The fact is that standardized tests can be compared to railroads: in the system of railway connections, tracks are standard, of the same size, and all trains can run on any track (Bjerede, 2010). In a similar fashion, standardization in education and assessment creates a solid platform, which ensures consistency of knowledge evaluation across all disciplines and grades and minimizes variations in teacher expectations (Bjerede, 2010). Standardization has nothing to do without uniformity, and standardized tests do not deny the relevance of individualization and learner-centered approaches in education. The most important question is what should be done to sustain a reasonable balance of standardization and individualization in learning.
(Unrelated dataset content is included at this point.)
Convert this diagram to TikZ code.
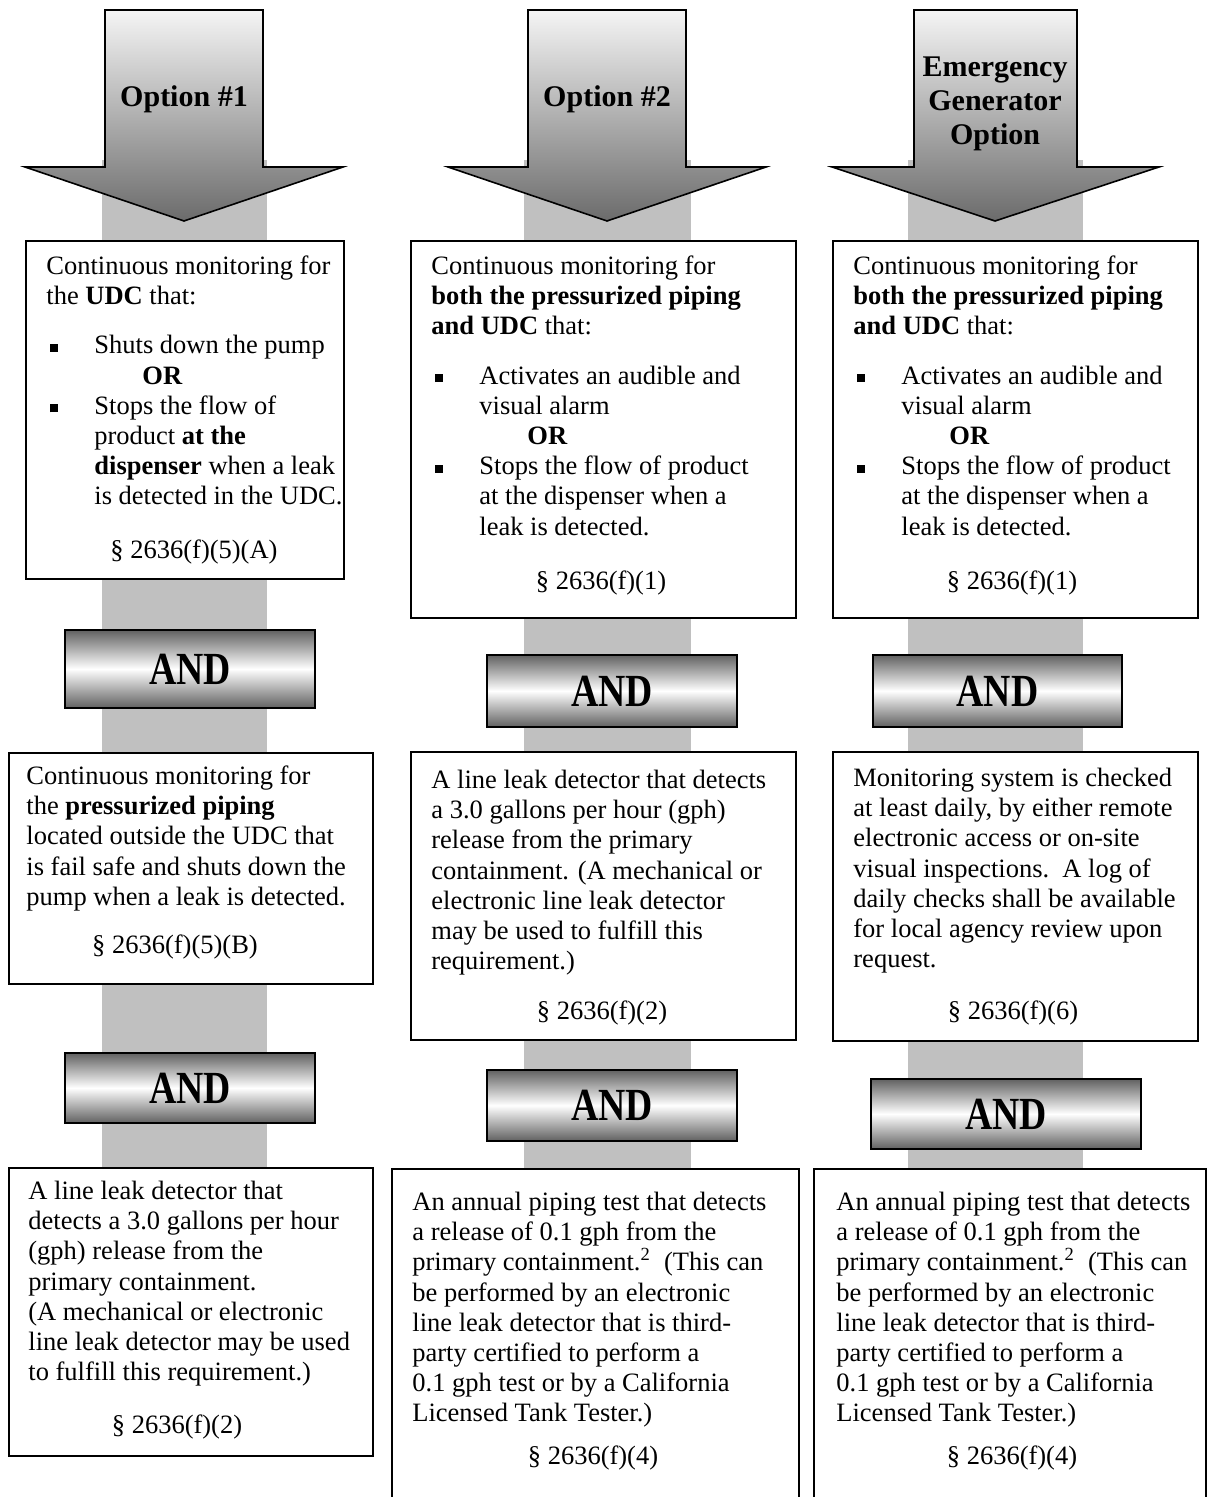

Standardized tests must serve the basis of all knowledge assessment systems in schools. The amount and boundaries of knowledge, which all students must possess, need to be defined. Students that enter colleges and universities must possess the amount of knowledge and skills, required to successfully advance their future careers. Hearing from college and university professors that “this is something you should have learned at school” is not uncommon, and standardization will guarantee the consistency of knowledge across all disciplines. Like all students are expected to have reading and writing proficiency, they are also expected to have the basic understanding of other disciplines. Creative teacher-made tests must become a relevant supplement to standardized tests. Also, teachers must be allowed to replace concepts in standardized tests, as long as they do not distort the meaning of the task. For example, if the majority of students live in trailers, they may find it difficult to resolve mathematics and physics tasks that speak about walls, ceilings, and their insulation capacities. If that is the case, all changes must be approved by the local public education office. This is how students can successfully meet their learning objectives.